### Aim
Retype, please, the listing from its opening line through the line that contains "plt.rcParams['font.family'] = ['Liberation", both included, without the pictures.

--- start Material provided ---

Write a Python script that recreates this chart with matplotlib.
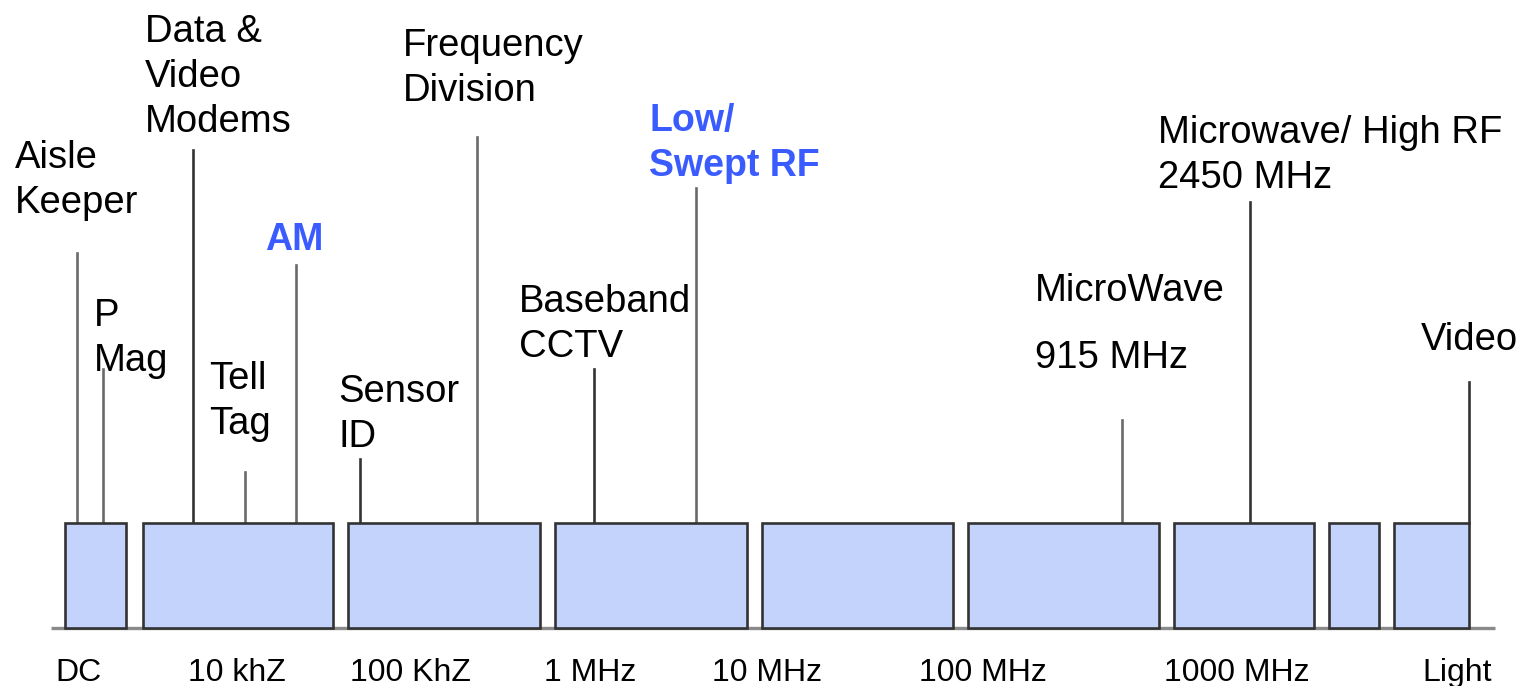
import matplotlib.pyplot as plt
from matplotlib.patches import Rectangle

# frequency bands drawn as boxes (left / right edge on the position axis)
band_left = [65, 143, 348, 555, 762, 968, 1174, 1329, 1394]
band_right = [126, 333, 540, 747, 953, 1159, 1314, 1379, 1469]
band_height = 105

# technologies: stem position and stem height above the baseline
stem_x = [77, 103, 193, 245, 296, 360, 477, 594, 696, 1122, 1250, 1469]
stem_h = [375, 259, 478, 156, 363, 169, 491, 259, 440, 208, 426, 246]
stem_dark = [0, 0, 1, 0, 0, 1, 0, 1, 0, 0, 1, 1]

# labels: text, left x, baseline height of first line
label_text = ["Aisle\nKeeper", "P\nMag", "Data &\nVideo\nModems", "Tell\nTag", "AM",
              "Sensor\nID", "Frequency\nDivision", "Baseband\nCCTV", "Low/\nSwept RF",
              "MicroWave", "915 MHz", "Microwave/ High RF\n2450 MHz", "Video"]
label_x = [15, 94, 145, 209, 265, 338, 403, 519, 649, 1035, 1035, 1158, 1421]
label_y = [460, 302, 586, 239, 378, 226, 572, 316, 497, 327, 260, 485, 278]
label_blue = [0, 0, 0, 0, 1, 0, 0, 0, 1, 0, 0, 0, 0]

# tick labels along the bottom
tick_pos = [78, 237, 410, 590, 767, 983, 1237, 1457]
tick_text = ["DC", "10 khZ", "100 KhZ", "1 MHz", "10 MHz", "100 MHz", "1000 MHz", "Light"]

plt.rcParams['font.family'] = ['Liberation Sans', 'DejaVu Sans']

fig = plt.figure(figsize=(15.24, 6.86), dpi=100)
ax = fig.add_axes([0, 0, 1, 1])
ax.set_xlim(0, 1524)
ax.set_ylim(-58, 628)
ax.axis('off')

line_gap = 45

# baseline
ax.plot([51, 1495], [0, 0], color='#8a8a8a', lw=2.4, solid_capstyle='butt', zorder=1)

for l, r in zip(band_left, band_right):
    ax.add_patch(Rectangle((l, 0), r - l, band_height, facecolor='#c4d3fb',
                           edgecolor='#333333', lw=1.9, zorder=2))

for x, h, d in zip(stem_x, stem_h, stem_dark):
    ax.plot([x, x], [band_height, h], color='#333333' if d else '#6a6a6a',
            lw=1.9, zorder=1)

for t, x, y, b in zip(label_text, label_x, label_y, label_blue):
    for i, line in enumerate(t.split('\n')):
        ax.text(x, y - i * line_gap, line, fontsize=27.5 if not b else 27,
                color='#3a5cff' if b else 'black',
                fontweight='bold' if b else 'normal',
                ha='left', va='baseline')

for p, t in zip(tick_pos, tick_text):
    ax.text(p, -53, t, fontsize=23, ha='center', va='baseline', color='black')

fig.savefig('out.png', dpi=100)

--- end Material provided ---

### Solution to this problem
Write a Python script that recreates this chart with matplotlib.
import matplotlib.pyplot as plt
from matplotlib.patches import Rectangle

# frequency bands drawn as boxes (left / right edge on the position axis)
band_left = [65, 143, 348, 555, 762, 968, 1174, 1329, 1394]
band_right = [126, 333, 540, 747, 953, 1159, 1314, 1379, 1469]
band_height = 105

# technologies: stem position and stem height above the baseline
stem_x = [77, 103, 193, 245, 296, 360, 477, 594, 696, 1122, 1250, 1469]
stem_h = [375, 259, 478, 156, 363, 169, 491, 259, 440, 208, 426, 246]
stem_dark = [0, 0, 1, 0, 0, 1, 0, 1, 0, 0, 1, 1]

# labels: text, left x, baseline height of first line
label_text = ["Aisle\nKeeper", "P\nMag", "Data &\nVideo\nModems", "Tell\nTag", "AM",
              "Sensor\nID", "Frequency\nDivision", "Baseband\nCCTV", "Low/\nSwept RF",
              "MicroWave", "915 MHz", "Microwave/ High RF\n2450 MHz", "Video"]
label_x = [15, 94, 145, 209, 265, 338, 403, 519, 649, 1035, 1035, 1158, 1421]
label_y = [460, 302, 586, 239, 378, 226, 572, 316, 497, 327, 260, 485, 278]
label_blue = [0, 0, 0, 0, 1, 0, 0, 0, 1, 0, 0, 0, 0]

# tick labels along the bottom
tick_pos = [78, 237, 410, 590, 767, 983, 1237, 1457]
tick_text = ["DC", "10 khZ", "100 KhZ", "1 MHz", "10 MHz", "100 MHz", "1000 MHz", "Light"]

plt.rcParams['font.family'] = ['Liberation Sans', 'DejaVu Sans']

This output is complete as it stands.